Badelt: Nicht notwendigerweise. Den Universitäten, insbesondere den überlasteten Studienrichtungen, wurde immer mehr Geld für den Ausbau der Kapazitäten zugesagt, das hat es aber nie gegeben. Was bleibt, sind die zum Teil problematischen indirekten Auswahlsysteme, die wir heute haben.

Es gibt große Kritik am Bolognasystem, speziell am Bachelorstudium. Ist die Umsetzung wirklich ideal verlaufen?


Badelt: Ich glaube, dass die gegenwärtige Kritik in Einzelfällen richtig ist. Ich glaube aber auch, dass es sehr ungerecht ist, hier vorschnell zu verallgemeinern. Wir haben über 300 Bachelorstudien in Österreich, und die sind sicher nicht alle schlecht. Wir haben sehr erfolgreiche Bachelorstudien, bei denen es möglich ist, die Berufsorientierung mit der akademischen Freiheit zu kombinieren. Man soll aufhören, das System insgesamt zu verteufeln.

Im Rückblick: Was waren die Höhepunkte, was die negativen Erfahrungen als Rektorenpräsident?

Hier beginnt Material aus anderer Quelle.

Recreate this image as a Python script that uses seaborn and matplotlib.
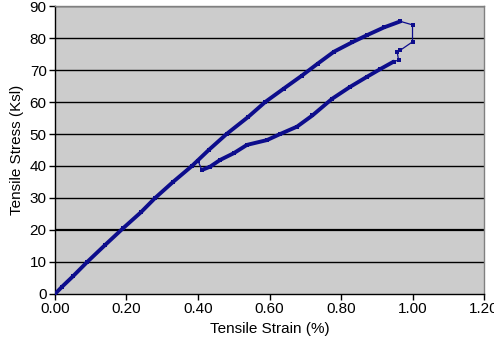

Badelt: Was mich persönlich gefreut hat, ist, dass es uns gelungen ist, trotz oft divergierender Meinung in zentralen Fragen ein gemeinsames Bild nach außen zu entwickeln. Kritisch? Genau das, was ich jetzt als positiv darstelle: Dahinter steht schon sehr viel Kraftaufwand. 21 Rektoren, also 21Individualisten zusammenzubringen...


Zuletzt gab es Kritik von TU-Rektor Skalicky an der Universitätenkonferenz. (Diese sei ein „Frühstückskabinett“, bei den Hörsaalbesetzungen habe es keine Meinungsfindung aller Unis gegeben.)


Badelt: Die Kritik, die Skalicky geäußert hat, entspricht meiner Meinung nach nicht den Fakten. Er hat mir vorgeworfen, ich habe mich zu den Protesten zu wenig öffentlich geäußert. Wir haben jede Menge Pressekonferenzen, fast 50 Mal öffentliche Äußerungen in den Medien, Liveauftritte im Fernsehen zu den Themen der Proteste gehabt. Ich glaube, wir haben mit großer Vehemenz unsere Anliegen vertreten.

ZUR PERSON

Christoph Badelt (57), Sozialwissenschaftler („Wissenschafter des Jahres 1999“), ist seit 2002 Rektor der Wirtschaftsuniversität und seit 2005 Präsident der Universitätenkonferenz. Bei der Präsidiumssitzung heute, Montag, in Linz kandidiert er für den Rektorenvorsitz nicht mehr. Ihm wird voraussichtlich Hans Sünkel, Rektor der TU Graz, nachfolgen.